Logic Monitor: A Centralized Event-Driven Alerting & Notification Platform
Transforming Fragmented Monitoring into a Unified, Intelligent System
The Challenge
Different teams relied on different tools to monitor their workloads:
- CloudWatch alarms for AWS services
- Prometheus alerts for applications
- Custom scripts for legacy tools
This fragmentation created serious operational challenges:
- Alarms were frequently missed
- No single place to see all incidents
- Delays in troubleshooting due to missing documentation
- Manual ticket creation slowed down response time
We needed a centralized alerting system that could collect all alarms, enrich them, notify the right teams, and create tickets automatically.
Our Solution
We developed an event-driven monitoring platform—a “LogicMonitor”—that acts as the nerve center for incident management.
It performs four essential duties:
1. Collect Alarms From Multiple Systems
We created a unified ingestion model where:
- CloudWatch sends alarms to SNS/EventBridge
- Prometheus sends alerts via webhooks
- Application systems publish events via SQS/SNS
All of these go into a centralized event bus.
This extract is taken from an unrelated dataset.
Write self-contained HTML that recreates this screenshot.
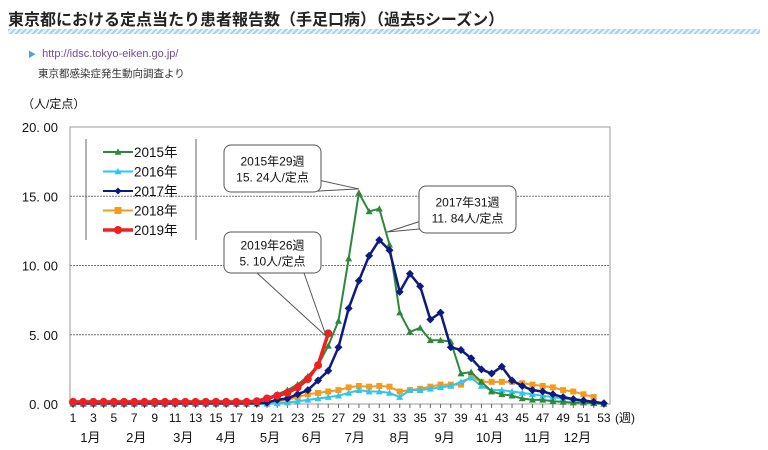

2. Smart Consumer Processing
A single Lambda consumer processes alarms from all sources.
For every alert, it:
- Identifies the service, severity, and environment
- Attaches troubleshooting guides
- Determines which team to notify
- Logs the incident for auditing
This removed manual triaging.
3. Automated Team Notifications
Depending on severity and service, alerts were forwarded to:
- Slack channels
- Microsoft Teams groups
- Email distribution lists
Teams received instant and context-rich notifications.
4. Automatic Ticketing
For critical issues, the system automatically created tickets in Jira including:
- A link to the alarm
- Steps to reproduce
- Troubleshooting documentation
- Service metadata
This reduced human error and improved response times.
How We Contributed
Our involvement covered architecture, development, and operational rollout:
Event-Driven Architecture
- Designed the ingestion pipelines using Event Bridge, SNS, and SQS
- Built the Lambda consumer to unify alarms across CloudWatch and Prometheus
- Created enrichment logic (service metadata + documentation)
Automation & Integration
- Integrated Slack/MS Teams using webhook APIs
- Automated ticket creation in Jira for critical alarms
- Implemented audit logging in CloudWatch & DynamoDB
Dashboards & Insights
- Built CloudWatch dashboards for:
- Alarm frequency
- Severity distribution
- MTTR measurement
- Trending issues
The Impact
✔ All alarms from CloudWatch, Prometheus, and applications now visible in one place
✔ Over 90% reduction in missed alarms
✔ Incident response time improved significantly (lower MTTR)
✔ Automatic ticketing ensured issues were tracked and resolved consistently
✔ Operational workload reduced due to automation
This centralized platform became the single source of truth for monitoring across multiple teams.